Fences are one of the most challenging landscape elements. People often install fences without first thinking the project through and the less-than-satisfactory results can range from simply inappropriate to downright claustrophobic.
Most people use fences to create privacy yet they don’t realize there are different levels of privacy: full, moderate, and “suggested.” Wait, “suggested”? Yes, that’s a type of privacy in which an illusion of intimacy and separateness is created with light or low screening that doesn’t really hide anything from view, but rather suggests the space is set apart from the rest of the landscape. Knowing which level of privacy you’re looking to achieve will help you focus on appropriate designs and materials to create that specific effect.
Start by determining the areas of your property that need the most privacy and then work your way to the areas needing the least – places that require only a suggestion of privacy. When you divide up these spaces by privacy levels, it helps narrow fence design choices and materials for each of them.
Here are the 5 Ways to Use Fences in a Landscape
- Use appropriate fencing designs and materials for the level of privacy required.
You may find it surprising that fencing is available in an almost limitless variety of styles and materials, if you consider privacy levels and think creatively. For example, depending on the level, think about an artful blend of fencing, hedging, mixed boarder plantings, and even focal pieces such as natural formations. By mixing and matching elements and materials you can create a privacy screen without building a barricade.
- Don’t use fences as walls when plants will do.
Just like lawns, fences can be a kneejerk reaction. In some cases, homeowners throw up a fences as tall as 6 or 8 feet as a wall to achieve privacy and the result is never what they imagine. Humans inherently don’t like walls outside because they create a sense of being blocked out or hemmed in, both of which can leave an individual feeling uneasy and even imprisoned. If you have an area in which you want the most privacy possible, consider carefully if a fence, or a real wall is your answer. Maybe using a thick evergreen hedge as your fence will achieve more in the way of comfortable privacy than any structure could.
- Match the fence height with the level of security and privacy needed.
Families with children and pets have different security needs depending on their sizes and ages (kids and pets!). If you need to simply establish a boundary or barrier to contain them, consider installing low, relatively open fencing that provides good lines of sight to keep your property feeling as open as possible. In areas where more privacy is required and you don’t have the room to plant a thick or mixed planting, raise the fence to five or six feet so that when you’re sitting down you can be out of view.
- Match your fencing to the overall height of privacy required
Perspective is critical when you’re trying to achieve privacy at different levels. A fence that screens you when you’re standing in your yard may put your breakfast nook in full view of the neighbors because even the ground floor of a house may be three, four or more feet above the ground outside. Likewise, no acceptable fence will block the view up to a second floor window.
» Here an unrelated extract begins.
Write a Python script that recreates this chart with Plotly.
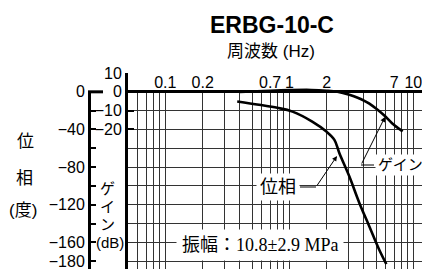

If you don’t want your neighbor to see you while you stand in your bedroom window getting dressed, consider planting leafy deciduous trees such as a sugar maple, river birch, or elm tree, whose crown will effectively block a second floor view.
- Don’t try to block sound or wind with a fence alone.
People are often surprised that fences don’t block traffic noise or a pesky northeast wind. Airflow science reveals that moving air will flow up and over a fence and actually gain speed on the other side. The unfortunate result is that the fence not only does not block wind, it actuallyamplifies it!
Sound, too, easily penetrates most fencing. A more effective solution is to add a mix of evergreen and deciduous plants on either side of the fence to absorb sound.